05 June 2007
So...I just clicked on a link to a particular blogger's blog only to find he had suddenly disappeared from all existence. How queer. So I think to myself, "Why am I not surprised?" *biting lip* Is that rude and presumptuous of me? Hear me out, if you will.
Sometimes, people seem to appear (in the blog world and in online groups) suddenly and unusually confidently on the scene of sexually repressed mohos. They know nobody personally, unlike most who burst confidently onto the scene. Nobody has met them. They sound a lot like other mohos. ...almost TOO much like other mohos. Yet, they say things that disarm you and make you question your skepticism. And as quickly as they popped in, and before you really start believing they might be who they claim, they pop out and are lost forever in the ethereal homo void outside the Blessed Realm of Mohodom. The way I see it, there are a few probable explanations for this:
a) They were feigning confidence. When confronted with the overpowering ease and forthrightness of the rest of us enlightened and uber-confident mohos *cough* *cough*, they are suddenly fearful and run back into the gay-mo closet where life is serene and understandable once again. ...uh-huh.
b) They're disgusted. They fly onto the scene expecting to find other mohos as emotionally healthy and socially prestigious as themselves, even being active church-goers (what?! you don't have to be in complete denial?), but they are completely disillusioned when they find out we're all self-loathing and/or egomaniacal attention-mongers. They consequently turn away in dismay.

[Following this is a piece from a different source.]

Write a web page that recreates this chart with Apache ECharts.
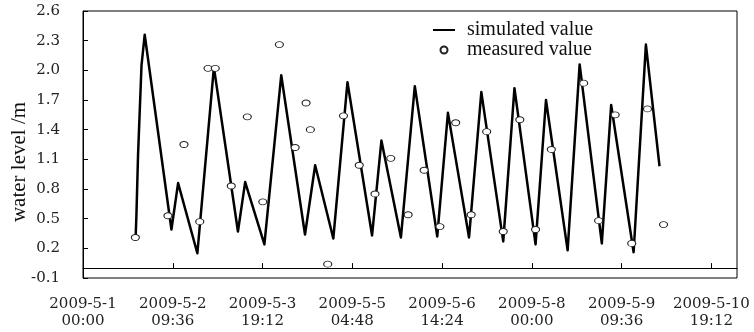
<!DOCTYPE html>
<html>
<head>
<meta charset="utf-8">
<script src="https://cdn.jsdelivr.net/npm/echarts@6/dist/echarts.min.js"></script>
<style>
html,body{margin:0;padding:0;background:#fff;}
#chart{width:754px;height:332px;}
</style>
</head>
<body>
<div id="chart"></div>
<script>
// Time is in hours since 2009-5-1 00:00
const xTickLabels = ['2009-5-1\n00:00','2009-5-2\n09:36','2009-5-3\n19:12','2009-5-5\n04:48','2009-5-6\n14:24','2009-5-8\n00:00','2009-5-9\n09:36','2009-5-10\n19:12'];
const xTickStep = 33.6;   // hours between date ticks
const xMax = 244.8;

const simHours  = [19.7, 20.0, 20.6, 21.9, 23.1, 33.1, 35.6, 42.8, 49.0, 58.0, 60.7, 67.9, 74.2, 83.1, 86.9, 93.7, 99.0, 108.2, 111.7, 119.0, 124.2, 132.6, 136.6, 144.5, 149.1, 157.3, 161.5, 169.4, 173.3, 181.4, 185.9, 194.2, 197.7, 206.1, 210.7, 215.8];
const simValues = [0.31, 0.54, 1.14, 2.05, 2.36, 0.39, 0.86, 0.15, 2.03, 0.37, 0.87, 0.24, 1.95, 0.34, 1.04, 0.30, 1.88, 0.33, 1.29, 0.31, 1.84, 0.32, 1.57, 0.31, 1.78, 0.27, 1.82, 0.24, 1.70, 0.18, 2.06, 0.25, 1.65, 0.16, 2.26, 1.03];

const measHours  = [19.6, 31.8, 37.8, 43.7, 46.8, 49.5, 55.5, 61.5, 67.3, 73.5, 79.4, 83.5, 85.1, 91.6, 97.5, 103.4, 109.3, 115.2, 121.7, 127.7, 133.6, 139.5, 145.3, 151.1, 157.3, 163.5, 169.4, 175.3, 187.4, 193.0, 199.2, 205.4, 211.3, 217.3];
const measValues = [0.31, 0.53, 1.25, 0.47, 2.02, 2.02, 0.83, 1.53, 0.67, 2.26, 1.22, 1.67, 1.40, 0.04, 1.54, 1.04, 0.75, 1.11, 0.54, 0.99, 0.42, 1.47, 0.54, 1.38, 0.37, 1.50, 0.39, 1.20, 1.87, 0.48, 1.55, 0.25, 1.61, 0.44];

const seriesNames = ['simulated value', 'measured value'];
const yAxisName = 'water level /m';

const chart = echarts.init(document.getElementById('chart'), null, {renderer: 'canvas'});
const labelFont = 'DejaVu Serif';
const option = {
  animation: false,
  backgroundColor: '#fff',
  grid: {left: 83, right: 17, top: 11, bottom: 54, show: true, borderColor: '#000', borderWidth: 1},
  legend: {
    left: 427, top: 15, orient: 'vertical', itemGap: 0,
    itemWidth: 22, itemHeight: 7,
    textStyle: {fontFamily: 'Liberation Serif', fontSize: 20, color: '#111', lineHeight: 19, padding: [0,0,0,7]},
    data: [
      {name: seriesNames[0], itemStyle: {opacity: 0}},
      {name: seriesNames[1]}
    ]
  },
  xAxis: {
    type: 'value', min: 0, max: xMax, interval: xTickStep,
    splitLine: {show: false},
    axisLine: {lineStyle: {color: '#000', width: 1}},
    axisTick: {inside: true, length: 5, lineStyle: {color: '#000'}},
    axisLabel: {
      margin: 18, fontFamily: labelFont, fontSize: 15, lineHeight: 17, color: '#222',
      showMaxLabel: false,
      formatter: function (v) {
        const i = Math.round(v / xTickStep);
        if (Math.abs(v - i * xTickStep) < 0.01 && i < xTickLabels.length) return xTickLabels[i];
        return '';
      }
    }
  },
  yAxis: {
    type: 'value', min: -0.1, max: 2.6, interval: 0.3,
    splitLine: {show: false},
    axisLine: {show: true, lineStyle: {color: '#000', width: 1}},
    axisTick: {show: true, inside: true, length: 5, lineStyle: {color: '#000'}},
    axisLabel: {margin: 23, fontFamily: labelFont, fontSize: 15, color: '#222',
      formatter: function (v) { return v.toFixed(1); }}
  },
  graphic: [{
    type: 'text', x: 19, y: 162, rotation: Math.PI / 2,
    style: {text: yAxisName, font: '21px "Liberation Serif"', fill: '#111', textAlign: 'center', textVerticalAlign: 'middle'}
  }],
  series: [
    {
      name: seriesNames[0], type: 'line', showSymbol: false, symbol: 'none',
      lineStyle: {color: '#000', width: 2.5, join: 'round'}, itemStyle: {color: '#000'},
      data: simHours.map((h, i) => [h, simValues[i]]), z: 2
    },
    {
      name: seriesNames[1], type: 'scatter', symbol: 'circle', symbolSize: [8, 6],
      itemStyle: {color: '#fff', borderColor: '#222', borderWidth: 1, opacity: 1},
      data: measHours.map((h, i) => [h, measValues[i]]), z: 3
    }
  ]
};
chart.setOption(option);
</script>
</body>
</html>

c) Mom/Dad/Bishop/Psychotherapist/God himself said, "Stop interacting with those other mohos. They're making you more queer." Dutiful obedience follows.
d) They're attractive spies of the Dark Master--I mean--Affirmation--I mean--bitter gay ex-mo organizations pawning themselves off as moderate and fair-minded--I mean...bite my tongue--anti-reparative henchmen, working their way into the tightly-knit moho circles to reveal the hypocrisy of those who are pious paragons of the possibility of change by day, skanky whores by night.

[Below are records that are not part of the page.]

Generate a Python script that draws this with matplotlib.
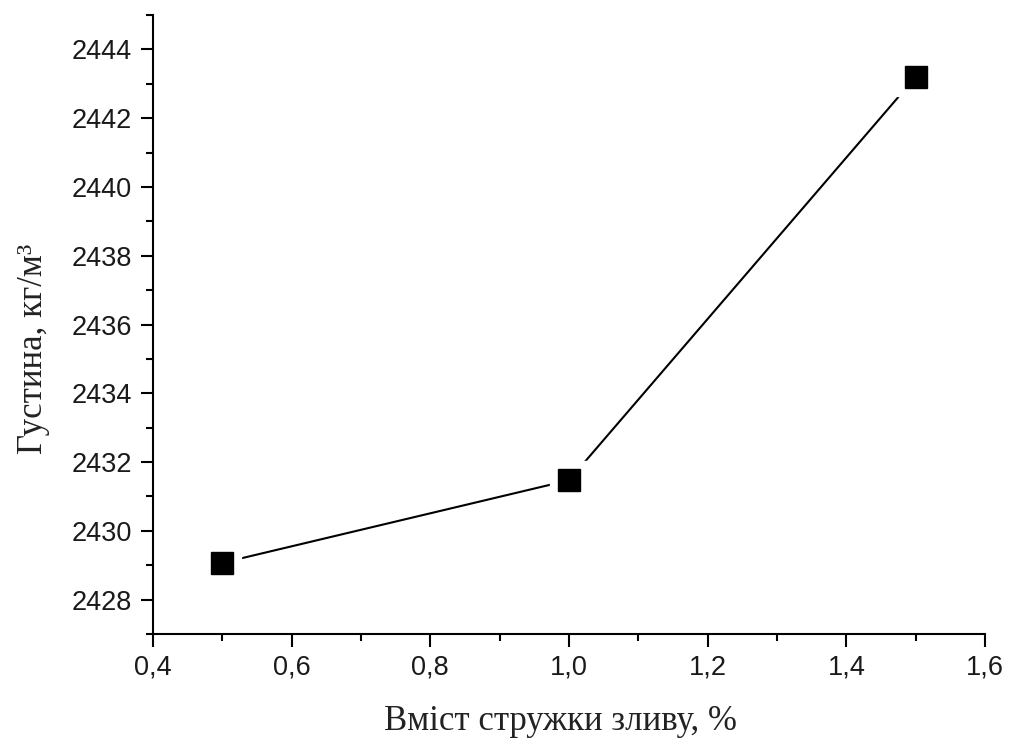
import matplotlib.pyplot as plt
from matplotlib.ticker import MultipleLocator, FuncFormatter

# content of shavings, % and density, kg/m3
content = [0.5, 1.0, 1.5]
density = [2429.07, 2431.47, 2443.2]

fig = plt.figure(figsize=(10.09, 7.43), dpi=100)
ax = fig.add_axes([0.1516, 0.1467, 0.8246, 0.8331])

# line with gaps around markers (Origin style): white halo under black squares
ax.plot(content, density, color='black', lw=1.5, zorder=1)
ax.plot(content, density, ls='none', marker='s', ms=27, mfc='white', mec='white', zorder=2)
ax.plot(content, density, ls='none', marker='s', ms=16, mfc='black', mec='black', zorder=3)

ax.set_xlim(0.4, 1.6)
ax.set_ylim(2427, 2445)
ax.xaxis.set_major_locator(MultipleLocator(0.2))
ax.xaxis.set_minor_locator(MultipleLocator(0.1))
ax.yaxis.set_major_locator(MultipleLocator(2))
ax.yaxis.set_minor_locator(MultipleLocator(1))
ax.xaxis.set_major_formatter(FuncFormatter(lambda v, p: f'{v:.1f}'.replace('.', ',')))
ax.yaxis.set_major_formatter(FuncFormatter(lambda v, p: f'{v:.0f}'))

for s in ['top', 'right']:
    ax.spines[s].set_visible(False)
for s in ['left', 'bottom']:
    ax.spines[s].set_linewidth(1.5)

ax.tick_params(which='major', direction='out', length=9, width=1.5, pad=6,
               labelsize=19.5, labelcolor='#1a1a1a')
ax.tick_params(which='minor', direction='out', length=5, width=1.5)
for lab in ax.get_xticklabels() + ax.get_yticklabels():
    lab.set_fontfamily('Liberation Sans')

ax.set_xlabel('Вміст стружки зливу, %', fontfamily='Liberation Serif', fontsize=25,
              color='#222222')
ax.set_ylabel('Густина, кг/м³', fontfamily='Liberation Serif', fontsize=25,
              color='#222222')
ax.xaxis.set_label_coords(0.49, -0.115)
ax.yaxis.set_label_coords(-0.124, 0.46)

fig.savefig('out.png', dpi=100)
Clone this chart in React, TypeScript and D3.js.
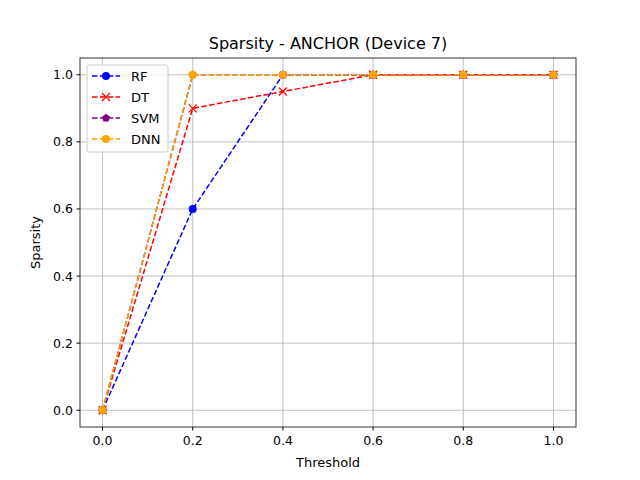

e) They are not, it turns out, young, hot, blond, active LDS, surfer mohos but are, in fact, slimy, revolting-even-to-their-mothers, ex-mormon sex fiends hoping to lure away sweet, unsuspecting mohos from the fold to then strip them of their virtue in as filthy and kinky a way as possible.
So while (d) and (e) are remarkably unflattering depictions, these 5 scenarios are the probable explanations I've come up with. This post is really meant as an exploration of the quirkiness of our ultra-personal, impersonal online world, not a slanderous jab at our Vanishing Ninja Moho. Still, I can't help but wonder which of the above, if any, describes our brief appearance by the Vanishing Ninja Moho. Now, the world may never know.
...and he left before I had the chance to let him lure me away. Dang. I mean, I'm probably not easily lured, but the thought that those pics might have been real might be worth a little nibble. ...no, no, no nibbling. Bad me. Back to the home aversion therapy kit! Excuse me while I punish myself for my thoughts.
P.S. -- Upon review, I just realized this blog may attract the attention of people Googling "kinky skanky queer Ninja sex whores".